The report said Heim had converted to Islam and was living under the name Tarek
Hussein Farid.
ZDF said that in a joint effort with the newspaper, it
located a passport, application for a residence permit,
bank slips, personal letters and medical papers --
in all, more than 100 documents -- left by Heim in
a briefcase in the hotel room where he lived.
Egyptian dentist Tarek Abdelmoneim
Rifai said Heim was a patient of his father, also a dentist.
He said Wednesday that he had seen Heim only a few times,
20 years ago, but confirmed that he knew of his death.
"He died in 1992.
I didn't know that he was a doctor and that he is the
most wanted Nazi war criminal. I am surprised," he said in a telephone interview. "He introduced himself to my father as a German, and I know that he converted
to Islam and changed his name."
Heim, an Austrian doctor with Adolf Hitler's infamous
SS, evaded West German police in 1962 as they prepared
to prosecute him. He was nicknamed "Dr.
Death" for killing hundreds of Jewish prisoners at the Nazis' Mauthausen concentration
camp in Austria.
Heim is said to have removed
organs from victims without anesthetic. He kept the skull
of a man he decapitated as a paperweight. Witnesses told
investigators that he worked closely with SS pharmacist
Erich Wasicky on such gruesome experiments as injecting
various solutions into prisoners' hearts to see which
killed them the fastest.
ZDF quoted Heim's son Ruediger
Heim as confirming that Tarek Hussein Farid was his father's
assumed name and that the documents belonged to him.

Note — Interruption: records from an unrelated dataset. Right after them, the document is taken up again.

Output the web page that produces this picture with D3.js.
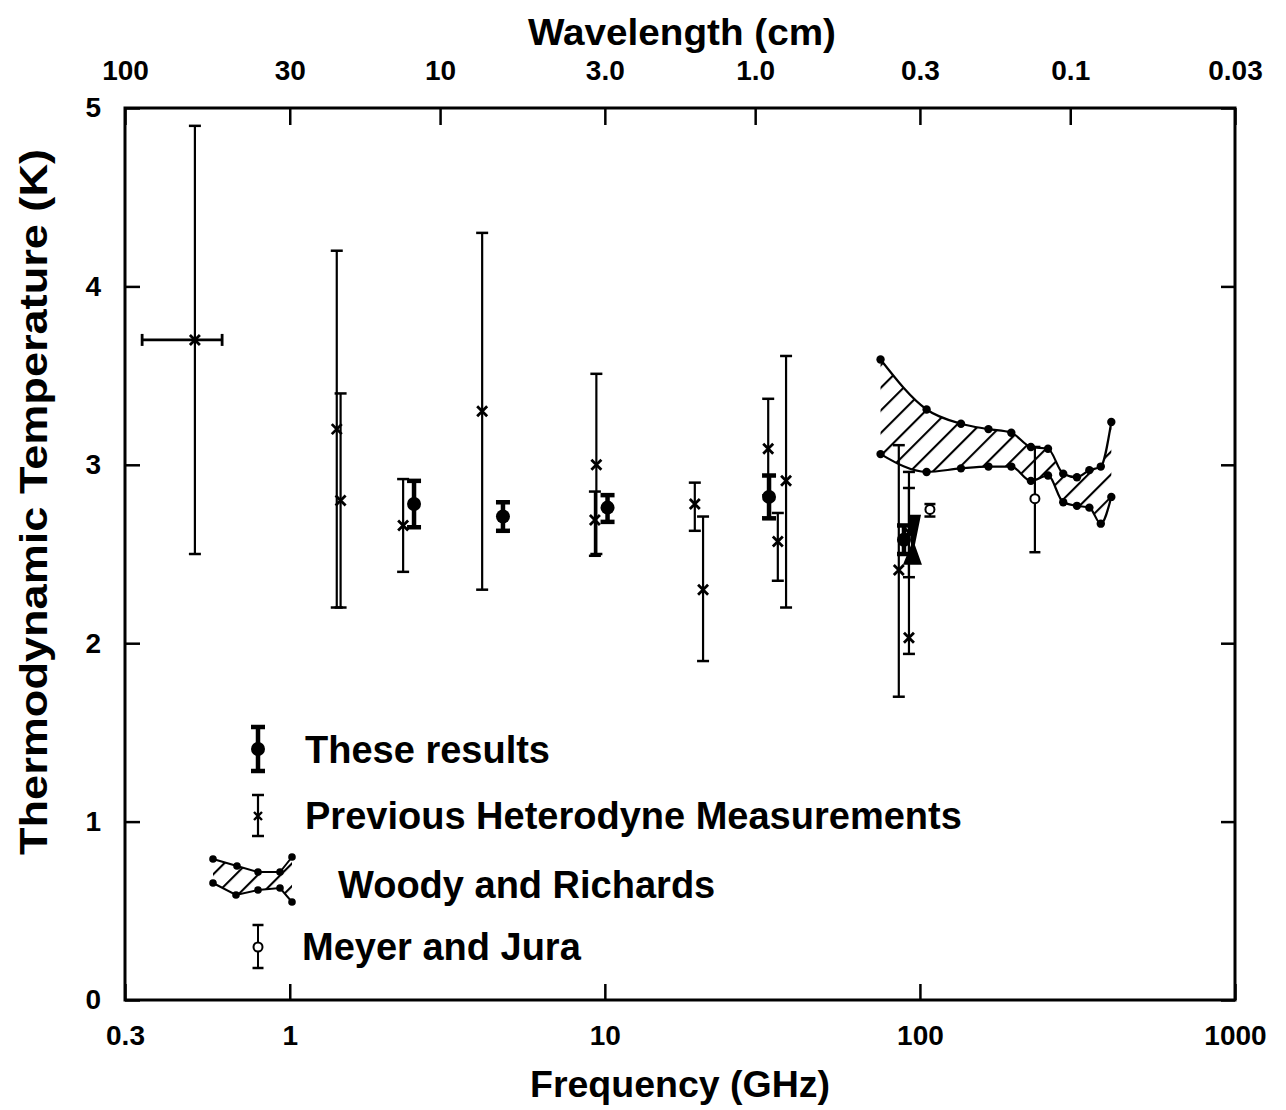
<!DOCTYPE html>
<html>
<head>
<meta charset="utf-8">
<script src="https://cdn.jsdelivr.net/npm/d3@7"></script>
<style>
  body { margin: 0; background: #fff; }
  svg { display: block; }
</style>
</head>
<body>
<div id="chart"></div>
<script>
/* DATA */
// previous heterodyne measurements (GHz, K)
const prevFreq = [0.5, 1.41, 1.45, 2.29, 4.08, 9.4, 9.3, 19.3, 20.5, 33, 35.4, 37.6, 85.7, 92.3, 92.3];
const prevTemp = [3.7, 3.2, 2.8, 2.66, 3.3, 3.0, 2.69, 2.78, 2.30, 3.09, 2.57, 2.91, 2.41, 2.03, 2.62];
const prevLow  = [2.5, 2.2, 2.2, 2.40, 2.3, 2.5, 2.49, 2.63, 1.90, 2.83, 2.35, 2.20, 1.70, 1.94, 2.37];
const prevHigh = [4.9, 4.2, 3.4, 2.92, 4.3, 3.51, 2.85, 2.90, 2.71, 3.37, 2.73, 3.61, 3.11, 2.96, 2.87];
// horizontal (frequency) error of the first point
const prevFreqErr = [0.34, 0.61];

// these results
const resFreq = [2.48, 4.75, 10.2, 33.2, 89];
const resTemp = [2.78, 2.71, 2.76, 2.82, 2.58];
const resLow  = [2.65, 2.63, 2.68, 2.70, 2.50];
const resHigh = [2.91, 2.79, 2.83, 2.94, 2.66];

// filled region at 90 GHz
const wedgeFreq = [92.3, 100.8, 96.4, 101.5, 88.3, 93.7];
const wedgeTemp = [2.72, 2.72, 2.55, 2.44, 2.44, 2.55];

// Woody and Richards band
const wrFreq  = [75, 105, 135, 165, 195, 225, 255, 285, 315, 345, 375, 405];
const wrUpper = [3.59, 3.31, 3.23, 3.20, 3.18, 3.10, 3.09, 2.95, 2.93, 2.97, 2.99, 3.24];
const wrLower = [3.06, 2.96, 2.98, 2.99, 2.99, 2.91, 2.94, 2.79, 2.77, 2.76, 2.67, 2.82];

// Meyer and Jura
const mjFreq = [107.6, 231.7];
const mjTemp = [2.75, 2.81];
const mjLow  = [2.71, 2.51];
const mjHigh = [2.78, 3.10];

// axis ticks
const freqTicks = [0.3, 1, 10, 100, 1000];
const freqLabels = ["0.3", "1", "10", "100", "1000"];
const waveTicks = [100, 30, 10, 3, 1, 0.3, 0.1, 0.03];
const waveLabels = ["100", "30", "10", "3.0", "1.0", "0.3", "0.1", "0.03"];
const tempTicks = [0, 1, 2, 3, 4, 5];

const legendLabels = ["These results", "Previous Heterodyne Measurements", "Woody and Richards", "Meyer and Jura"];

/* CONFIGURATION */
const W = 1286, H = 1110;
const plot = { left: 125, right: 1235, top: 108, bottom: 1000 };
const FONT = "'Liberation Sans', Arial, Helvetica, sans-serif";

const svg = d3.select("#chart").append("svg")
    .attr("width", W)
    .attr("height", H);

const x = d3.scaleLog().domain([0.3, 1000]).range([plot.left, plot.right]);
const xWave = d3.scaleLog().domain([100, 0.03]).range([plot.left, plot.right]);
const y = d3.scaleLinear().domain([0, 5]).range([plot.bottom, plot.top]);

// hatch pattern
const defs = svg.append("defs");
defs.append("pattern")
    .attr("id", "hatch")
    .attr("patternUnits", "userSpaceOnUse")
    .attr("width", 16)
    .attr("height", 16)
    .attr("patternTransform", "rotate(45)")
  .append("line")
    .attr("x1", 1).attr("y1", 0)
    .attr("x2", 1).attr("y2", 16)
    .attr("stroke", "#000")
    .attr("stroke-width", 2.2);

/* AXES */
function styleAxis(g) {
    g.select(".domain").remove();
    g.selectAll("line").attr("stroke", "#000").attr("stroke-width", 2.5);
    g.selectAll("text")
        .attr("font-family", FONT)
        .attr("font-weight", "bold")
        .attr("font-size", 28)
        .attr("fill", "#000");
}

svg.append("g")
    .attr("transform", `translate(0,${plot.bottom})`)
    .call(d3.axisBottom(x).tickValues(freqTicks)
        .tickFormat((d, i) => freqLabels[i])
        .tickSizeInner(-16).tickSizeOuter(0).tickPadding(25))
    .call(styleAxis);

svg.append("g")
    .attr("transform", `translate(0,${plot.top})`)
    .call(d3.axisTop(xWave).tickValues(waveTicks)
        .tickFormat((d, i) => waveLabels[i])
        .tickSizeInner(-17).tickSizeOuter(0).tickPadding(28))
    .call(styleAxis);

svg.append("g")
    .attr("transform", `translate(${plot.left},0)`)
    .call(d3.axisLeft(y).tickValues(tempTicks)
        .tickFormat(d3.format("d"))
        .tickSizeInner(-15).tickSizeOuter(0).tickPadding(24))
    .call(styleAxis);

svg.append("g")
    .attr("transform", `translate(${plot.right},0)`)
    .call(d3.axisRight(y).tickValues(tempTicks)
        .tickFormat("")
        .tickSizeInner(-14).tickSizeOuter(0))
    .call(styleAxis);

// frame
svg.append("rect")
    .attr("x", plot.left).attr("y", plot.top)
    .attr("width", plot.right - plot.left)
    .attr("height", plot.bottom - plot.top)
    .attr("fill", "none")
    .attr("stroke", "#000")
    .attr("stroke-width", 3);

// axis titles
svg.append("text")
    .attr("x", 682).attr("y", 45)
    .attr("text-anchor", "middle")
    .attr("font-family", FONT).attr("font-weight", "bold").attr("font-size", 37)
    .attr("textLength", 308).attr("lengthAdjust", "spacingAndGlyphs")
    .text("Wavelength (cm)");

svg.append("text")
    .attr("x", 680).attr("y", 1097)
    .attr("text-anchor", "middle")
    .attr("font-family", FONT).attr("font-weight", "bold").attr("font-size", 37)
    .attr("textLength", 300).attr("lengthAdjust", "spacingAndGlyphs")
    .text("Frequency (GHz)");

svg.append("text")
    .attr("transform", "translate(47,502) rotate(-90)")
    .attr("text-anchor", "middle")
    .attr("font-family", FONT).attr("font-weight", "bold").attr("font-size", 38)
    .attr("textLength", 706).attr("lengthAdjust", "spacingAndGlyphs")
    .text("Thermodynamic Temperature (K)");

/* WOODY AND RICHARDS BAND */
const wrData = wrFreq.map((f, i) => ({ f, hi: wrUpper[i], lo: wrLower[i] }));
const band = svg.append("g");

band.append("path")
    .datum(wrData)
    .attr("fill", "url(#hatch)")
    .attr("d", d3.area()
        .x(d => x(d.f)).y0(d => y(d.lo)).y1(d => y(d.hi))
        .curve(d3.curveMonotoneX));

["hi", "lo"].forEach(key => {
    band.append("path")
        .datum(wrData)
        .attr("fill", "none")
        .attr("stroke", "#000")
        .attr("stroke-width", 2.2)
        .attr("d", d3.line().x(d => x(d.f)).y(d => y(d[key])).curve(d3.curveMonotoneX));
    band.selectAll(null)
        .data(wrData)
        .enter().append("circle")
        .attr("cx", d => x(d.f))
        .attr("cy", d => y(d[key]))
        .attr("r", 4.2)
        .attr("fill", "#000");
});

/* ERROR BAR HELPER */
function errorBar(g, xp, yLo, yHi, cap, width) {
    g.append("line")
        .attr("x1", xp).attr("x2", xp).attr("y1", yLo).attr("y2", yHi)
        .attr("stroke", "#000").attr("stroke-width", width);
    [yLo, yHi].forEach(yy => {
        g.append("line")
            .attr("x1", xp - cap).attr("x2", xp + cap).attr("y1", yy).attr("y2", yy)
            .attr("stroke", "#000").attr("stroke-width", Math.max(width, 2.5));
    });
}

/* PREVIOUS HETERODYNE */
const prev = svg.append("g");
prevFreq.forEach((f, i) => {
    const xp = x(f), yp = y(prevTemp[i]);
    errorBar(prev, xp, y(prevLow[i]), y(prevHigh[i]), 6, 2.2);
    prev.append("path")
        .attr("d", `M${xp - 5},${yp - 5}L${xp + 5},${yp + 5}M${xp - 5},${yp + 5}L${xp + 5},${yp - 5}`)
        .attr("stroke", "#000").attr("stroke-width", 2.8);
});
// horizontal error of the first point
{
    const yp = y(prevTemp[0]);
    const x0 = x(prevFreqErr[0]), x1 = x(prevFreqErr[1]);
    prev.append("line")
        .attr("x1", x0).attr("x2", x1).attr("y1", yp).attr("y2", yp)
        .attr("stroke", "#000").attr("stroke-width", 2.8);
    [x0, x1].forEach(xx => prev.append("line")
        .attr("x1", xx).attr("x2", xx).attr("y1", yp - 6).attr("y2", yp + 6)
        .attr("stroke", "#000").attr("stroke-width", 2.8));
}

/* FILLED WEDGE */
svg.append("polygon")
    .attr("points", wedgeFreq.map((f, i) => [x(f), y(wedgeTemp[i])].join(",")).join(" "))
    .attr("fill", "#000");

/* THESE RESULTS */
const res = svg.append("g");
resFreq.forEach((f, i) => {
    const xp = x(f);
    errorBar(res, xp, y(resLow[i]), y(resHigh[i]), 7, 4.5);
    res.append("circle")
        .attr("cx", xp).attr("cy", y(resTemp[i]))
        .attr("r", 7).attr("fill", "#000");
});

/* MEYER AND JURA */
const mj = svg.append("g");
mjFreq.forEach((f, i) => {
    const xp = x(f);
    errorBar(mj, xp, y(mjLow[i]), y(mjHigh[i]), 5.5, 2.2);
    mj.append("circle")
        .attr("cx", xp).attr("cy", y(mjTemp[i]))
        .attr("r", 4.5).attr("fill", "#fff")
        .attr("stroke", "#000").attr("stroke-width", 2);
});

/* LEGEND */
const legend = svg.append("g");
const lx = 258;
const legendBase = [763, 829, 898, 960];
const legendTextX = [305, 305, 338, 302];

legendLabels.forEach((label, i) => {
    legend.append("text")
        .attr("x", legendTextX[i]).attr("y", legendBase[i])
        .attr("font-family", FONT).attr("font-weight", "bold").attr("font-size", 38)
        .text(label);
});

// these results symbol
errorBar(legend, lx, 771, 727, 7, 4.5);
legend.append("circle").attr("cx", lx).attr("cy", 749).attr("r", 7).attr("fill", "#000");

// previous heterodyne symbol
errorBar(legend, lx, 836, 795, 6, 2.2);
legend.append("path")
    .attr("d", `M${lx - 4},${812}L${lx + 4},${820}M${lx - 4},${820}L${lx + 4},${812}`)
    .attr("stroke", "#000").attr("stroke-width", 2.4);

// woody and richards sample
const sampleUp = [[213, 859], [237, 866], [258, 872], [280, 872], [292, 857]];
const sampleLo = [[213, 883], [236, 895], [258, 890], [280, 888], [292, 902]];
legend.append("path")
    .attr("d", "M" + sampleUp.map(p => p.join(",")).join("L") + "L" +
        sampleLo.slice().reverse().map(p => p.join(",")).join("L") + "Z")
    .attr("fill", "url(#hatch)");
[sampleUp, sampleLo].forEach(pts => {
    legend.append("path")
        .attr("d", "M" + pts.map(p => p.join(",")).join("L"))
        .attr("fill", "none").attr("stroke", "#000").attr("stroke-width", 2);
    pts.forEach(p => legend.append("circle")
        .attr("cx", p[0]).attr("cy", p[1]).attr("r", 3.8).attr("fill", "#000"));
});

// meyer and jura symbol
errorBar(legend, lx, 968, 925, 5.5, 2);
legend.append("circle").attr("cx", lx).attr("cy", 947).attr("r", 4.5)
    .attr("fill", "#fff").attr("stroke", "#000").attr("stroke-width", 2);
</script>
</body>
</html>
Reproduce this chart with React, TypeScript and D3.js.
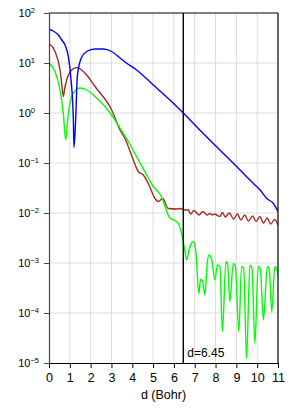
import { useEffect, useRef } from "react";
import * as d3 from "d3";

// axis ticks
const xTickValues = [0, 1, 2, 3, 4, 5, 6, 7, 8, 9, 10, 11];
const yExponents = [-5, -4, -3, -2, -1, 0, 1, 2];
const markerD = 6.45;
const markerLabel = "d=6.45";
const xTitle = "d (Bohr)";

// series as (d, log10 value)
const blueD = [0, 0.2, 0.45, 0.6, 0.77, 0.93, 1.06, 1.17, 1.2, 1.28, 1.36, 1.54, 1.81, 2.21, 2.61, 3.01, 3.41, 3.65, 4.21, 5.01, 5.81, 6.45, 7.41, 8.21, 9.01, 9.82, 10.14, 10.46, 10.78, 11.0];
const blueLog = [1.67, 1.64, 1.56, 1.47, 1.36, 1.13, 0.66, -0.14, -0.69, -0.14, 0.73, 1.09, 1.23, 1.28, 1.28, 1.23, 1.1, 1.02, 0.86, 0.56, 0.26, 0.0, -0.41, -0.74, -1.07, -1.41, -1.54, -1.71, -1.81, -1.97];

const brownD = [0, 0.29, 0.53, 0.62, 0.69, 0.76, 0.85, 1.09, 1.33, 1.57, 1.81, 2.21, 3.01, 3.41, 3.65, 4.05, 4.29, 4.53, 4.77, 5.09, 5.25, 5.46, 5.73, 6.13, 6.29, 6.53, 6.69, 6.8, 6.96, 7.22, 7.38, 7.6, 7.73, 7.85, 7.97, 8.1, 8.21, 8.33, 8.47, 8.66, 8.87, 9.05, 9.22, 9.4, 9.58, 9.78, 9.95, 10.13, 10.3, 10.48, 10.65, 10.84, 11.0];
const brownLog = [1.39, 1.23, 0.86, 0.55, 0.33, 0.5, 0.66, 0.86, 0.91, 0.86, 0.76, 0.53, 0.06, -0.34, -0.51, -0.94, -1.17, -1.24, -1.41, -1.71, -1.77, -1.71, -1.91, -1.92, -1.91, -1.94, -1.94, -2.02, -1.95, -2.04, -1.97, -2.04, -2.01, -2.04, -2.02, -2.05, -2.07, -1.99, -2.08, -2.0, -2.12, -2.02, -2.14, -2.04, -2.16, -2.06, -2.17, -2.07, -2.2, -2.1, -2.22, -2.13, -2.24];

const greenD = [0, 0.29, 0.53, 0.69, 0.8, 0.93, 1.09, 1.3, 1.49, 1.81, 2.21, 3.01, 3.41, 3.89, 4.37, 4.77, 5.01, 5.41, 5.6, 5.81, 6.05, 6.21, 6.37, 6.53, 6.61, 6.75, 6.93, 7.05, 7.2, 7.28, 7.38, 7.49, 7.6, 7.69, 7.8, 7.97, 8.09, 8.21, 8.33, 8.5, 8.58, 8.69, 8.85, 8.95, 9.12, 9.25, 9.35, 9.49, 9.65, 9.75, 9.89, 10.05, 10.15, 10.3, 10.49, 10.58, 10.7, 10.85, 10.93, 11.0];
const greenLog = [1.0, 0.83, 0.46, -0.01, -0.54, -0.01, 0.33, 0.46, 0.5, 0.46, 0.33, -0.04, -0.3, -0.63, -1.0, -1.3, -1.47, -1.68, -1.9, -2.1, -2.15, -2.21, -2.41, -2.77, -2.94, -2.7, -2.57, -2.75, -3.61, -3.33, -3.36, -3.64, -3.0, -2.84, -2.9, -3.34, -3.04, -3.07, -4.37, -2.97, -3.02, -3.77, -3.01, -3.06, -4.37, -3.07, -3.1, -4.91, -3.04, -3.1, -4.61, -3.07, -3.12, -4.14, -3.07, -3.12, -3.98, -3.07, -3.1, -3.24];

export default function App() {
    const svgRef = useRef(null);

    useEffect(() => {
        const W = 291, H = 416;
        const margin = { top: 13, right: 13, bottom: 53, left: 49 };
        const width = W - margin.left - margin.right;
        const height = H - margin.top - margin.bottom;

        const root = d3.select(svgRef.current);
        root.selectAll("*").remove();

        const svg = root.append("g")
            .attr("transform", `translate(${margin.left}, ${margin.top})`);

        const x = d3.scaleLinear().domain([0, 11]).range([0, width]);
        const y = d3.scaleLog().domain([1e-5, 1e2]).range([height, 0]);

        root.append("defs").append("clipPath").attr("id", "plotclip")
            .append("rect").attr("width", width).attr("height", height);

        // grid
        svg.append("g").selectAll("line").data(xTickValues.slice(1, -1)).join("line")
            .attr("x1", (d) => x(d)).attr("x2", (d) => x(d))
            .attr("y1", 0).attr("y2", height)
            .attr("stroke", "#dcdcdc").attr("stroke-width", 1);
        svg.append("g").selectAll("line").data(yExponents.slice(1, -1)).join("line")
            .attr("x1", 0).attr("x2", width)
            .attr("y1", (e) => y(10 ** e)).attr("y2", (e) => y(10 ** e))
            .attr("stroke", "#dcdcdc").attr("stroke-width", 1);

        // curves
        const series = [
            { d: brownD, v: brownLog, color: "#a52a2a" },
            { d: greenD, v: greenLog, color: "#00ff00" },
            { d: blueD, v: blueLog, color: "#0000ff" },
        ];
        const line = d3.line()
            .x((p) => x(p[0]))
            .y((p) => y(10 ** p[1]))
            .curve(d3.curveMonotoneX);
        const curves = svg.append("g").attr("clip-path", "url(#plotclip)");
        series.forEach((s) => {
            curves.append("path")
                .attr("fill", "none")
                .attr("stroke", s.color)
                .attr("stroke-width", 1.4)
                .attr("stroke-linejoin", "round")
                .attr("d", line(s.d.map((d, i) => [d, s.v[i]])));
        });

        // marker line
        svg.append("line")
            .attr("x1", x(markerD)).attr("x2", x(markerD))
            .attr("y1", 0).attr("y2", height)
            .attr("stroke", "#000").attr("stroke-width", 1.4);
        svg.append("text")
            .attr("x", x(markerD) + 4).attr("y", height - 6)
            .attr("font-size", 12)
            .text(markerLabel);

        // frame top / right
        svg.append("line").attr("x1", 0).attr("x2", width).attr("y1", 0).attr("y2", 0)
            .attr("stroke", "#000").attr("stroke-width", 1.2);
        svg.append("line").attr("x1", width).attr("x2", width).attr("y1", 0).attr("y2", height)
            .attr("stroke", "#000").attr("stroke-width", 1.2);

        // x axis
        const xAxis = svg.append("g")
            .attr("transform", `translate(0, ${height})`)
            .call(d3.axisBottom(x).tickValues(xTickValues).tickSize(5).tickSizeOuter(0).tickFormat(d3.format("d")));
        xAxis.select(".domain").attr("stroke", "#000").attr("stroke-width", 1.2);
        xAxis.selectAll(".tick line").attr("stroke", "#000");
        xAxis.selectAll(".tick text")
            .attr("font-size", 12.5).attr("font-family", "'Liberation Sans', Arial, sans-serif")
            .attr("fill", "#000").attr("dy", "0.9em");

        // y axis
        const yAxis = svg.append("g")
            .call(d3.axisLeft(y).tickValues(yExponents.map((e) => 10 ** e)).tickSize(5).tickSizeOuter(0).tickFormat(() => ""));
        yAxis.select(".domain").attr("stroke", "#444").attr("stroke-width", 1.2);
        yAxis.selectAll(".tick line").attr("stroke", "#444");

        const yLabels = svg.append("g").attr("font-size", 11);
        yExponents.forEach((e) => {
            const t = yLabels.append("text")
                .attr("x", e < 0 ? -10 : -14)
                .attr("y", y(10 ** e) + 4)
                .attr("text-anchor", "end");
            t.append("tspan").text("10");
            t.append("tspan")
                .attr("font-size", 7.5)
                .attr("dy", -4)
                .text(e < 0 ? "\u2212" + Math.abs(e) : String(e));
        });

        // x title
        svg.append("text")
            .attr("x", width / 2).attr("y", height + 36)
            .attr("text-anchor", "middle")
            .attr("font-size", 12.5)
            .text(xTitle);
    }, []);

    return (
        <svg
            ref={svgRef}
            width={291}
            height={416}
            style={{ position: "absolute", left: 0, top: 0, fontFamily: "'Liberation Sans', Arial, sans-serif", background: "#fff" }}
        ></svg>
    );
}
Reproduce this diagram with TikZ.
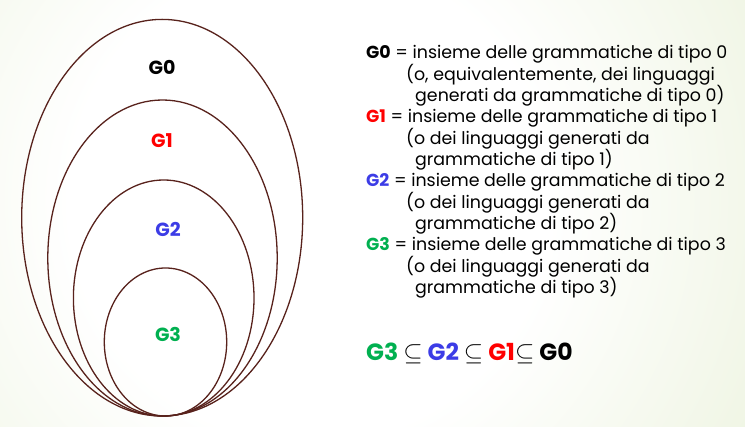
\documentclass[tikz,border=0pt]{standalone}
\usepackage{fontspec}
\setmainfont{Poppins}
\definecolor{bggreen}{RGB}{210,226,176}
\definecolor{ringcol}{RGB}{88,34,28}
\definecolor{gred}{RGB}{255,0,0}
\definecolor{gblue}{RGB}{60,60,230}
\definecolor{ggreen}{RGB}{0,176,80}
\pgfdeclareradialshading{bgshade}{\pgfpoint{0bp}{0bp}}{color(0bp)=(white); color(12bp)=(white); color(50bp)=(bggreen)}
\begin{document}
\begin{tikzpicture}[x=1pt,y=-1pt,
  ring/.style={draw=ringcol,line width=1.3pt},
  glabel/.style={font=\fontsize{19}{21}\selectfont\bfseries,anchor=center,inner sep=0pt},
  txt/.style={font=\fontsize{17.4}{19}\selectfont,anchor=base west,inner sep=0pt},
  rel/.style={font=\fontsize{23.5}{26}\selectfont\bfseries,anchor=base west,inner sep=0pt}]
\useasboundingbox (0,0) rectangle (745,427);
\begin{scope}
\clip (0,0) rectangle (745,427);
\shade[shading=bgshade] (310,200) +(-500,-500) rectangle +(500,500);
\end{scope}
% rings
\draw[ring] (162.2,217.7) ellipse [x radius=140.5, y radius=198.3];
\draw[ring] (162.5,258) ellipse [x radius=114.7, y radius=158];
\draw[ring] (163.7,298) ellipse [x radius=90.3, y radius=118];
\draw[ring] (165.5,342) ellipse [x radius=61.2, y radius=74];
% ring labels
\node[glabel] (l0) at (162,67) {G0};
\node[glabel,text=gred] (l1) at (162,141) {G1};
\node[glabel,text=gblue] (l2) at (168,229) {G2};
\node[glabel,text=ggreen] (l3) at (168,334) {G3};
% descriptions
\node[txt] (d0a) at (366,59) {\textbf{G0} = insieme delle grammatiche di tipo 0};
\node[txt] (d0b) at (406,80.3) {(o, equivalentemente, dei linguaggi};
\node[txt] (d0c) at (415,101.7) {generati da grammatiche di tipo 0)};
\node[txt] (d1a) at (366,123) {\textbf{\color{gred}G1} = insieme delle grammatiche di tipo 1};
\node[txt] (d1b) at (406,144.3) {(o dei linguaggi generati da};
\node[txt] (d1c) at (415,165.7) {grammatiche di tipo 1)};
\node[txt] (d2a) at (366,187) {\textbf{\color{gblue}G2} = insieme delle grammatiche di tipo 2};
\node[txt] (d2b) at (406,208.3) {(o dei linguaggi generati da};
\node[txt] (d2c) at (415,229.7) {grammatiche di tipo 2)};
\node[txt] (d3a) at (366,251) {\textbf{\color{ggreen}G3} = insieme delle grammatiche di tipo 3};
\node[txt] (d3b) at (406,272.3) {(o dei linguaggi generati da};
\node[txt] (d3c) at (415,293.7) {grammatiche di tipo 3)};
% relation
\node[rel] (rel) at (366,361) {\textcolor{ggreen}{G3} $\subseteq$ \textcolor{gblue}{G2} $\subseteq$ \textcolor{gred}{G1}$\subseteq$ G0};
\end{tikzpicture}
\end{document}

Heim said he visited his father regularly in Cairo and
had taken care of him after an operation related to his
cancer in 1990.
The Simon Wiesenthal Center's
chief Nazi hunter, Efraim Zuroff, said he had not seen
the documents and that although it seemed there was "definitely a strong possibility" they pointed to Heim's death in Cairo in 1992, they needed to be examined by
experts.
However, if it turns out to
be true, he said, "the German police have a very important investigation on their hands in terms
of prosecuting people who helped Aribert Heim escape
justice."
Ruediger Heim refused to comment
to the Associated Press on the assertion that his father
had died in 1992.
ZDF reported that Aribert
Heim was buried in a cemetery for the poor in Cairo,
where graves are reused after several years, so "the chance of finding remains is unlikely."